True harm comes not from others’ actions, but from the error of our own judgment
The takeaway is simple but radical: most of us live enslaved to appearances, acting as if “it seems so to me” were enough to determine right and wrong. That’s how tragedies are born—from the same error over and over. Oedipus, Atreus, Hippolytus—they all succumbed to the illusion of appearances. And if we’re honest, we do the same thing every day, letting fleeting impressions govern our lives while forgetting the anchor of reason.

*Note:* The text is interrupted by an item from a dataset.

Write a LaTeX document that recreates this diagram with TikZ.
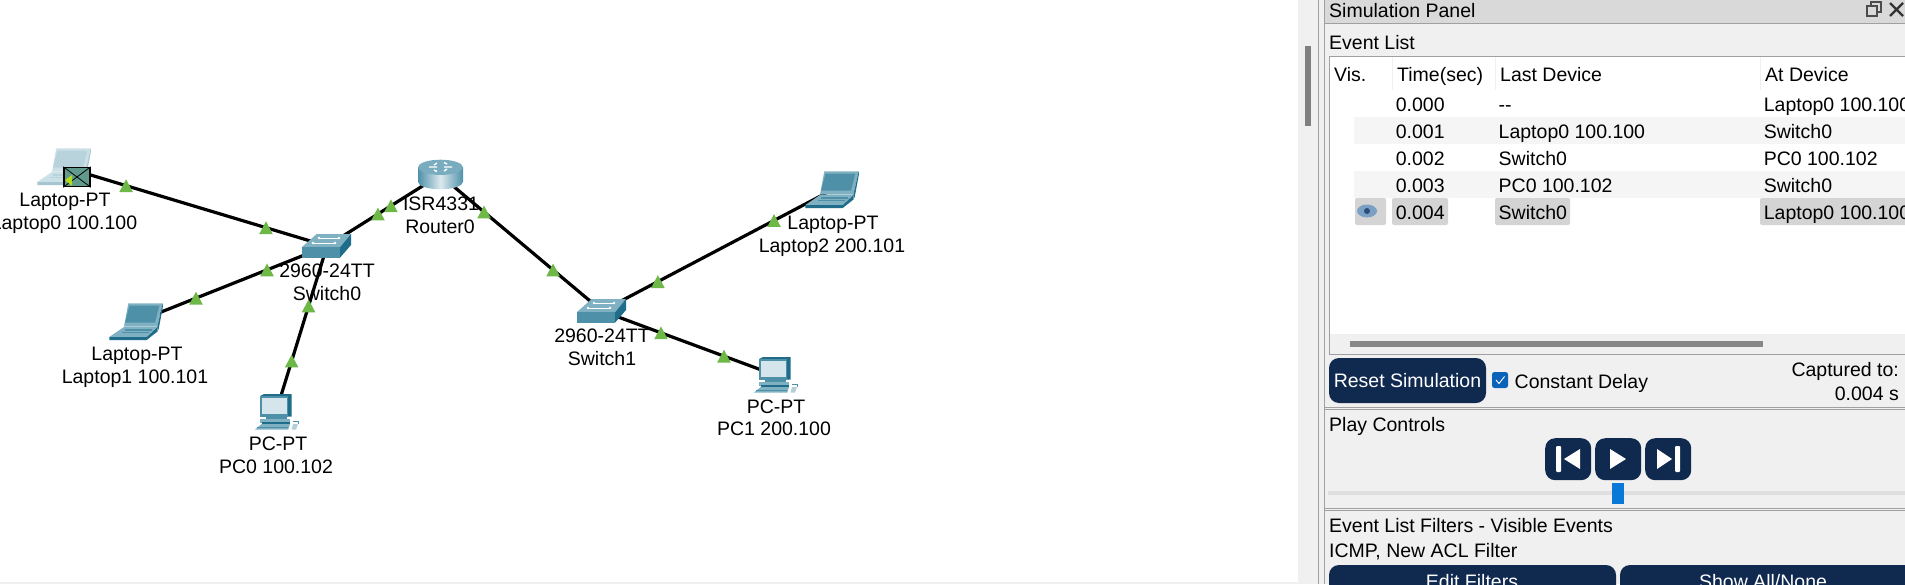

So next time you feel irritation, fury, or fear at someone else’s choices, remember: the error—and the suffering—is theirs, not yours. What you can control is your judgment. Your mind, your reason, your principles. That’s where your true power, and your true freedom, lies.
Reader Question:
Who in your life do you feel anger toward, and how might seeing their actions as the result of misperceived appearances change your response?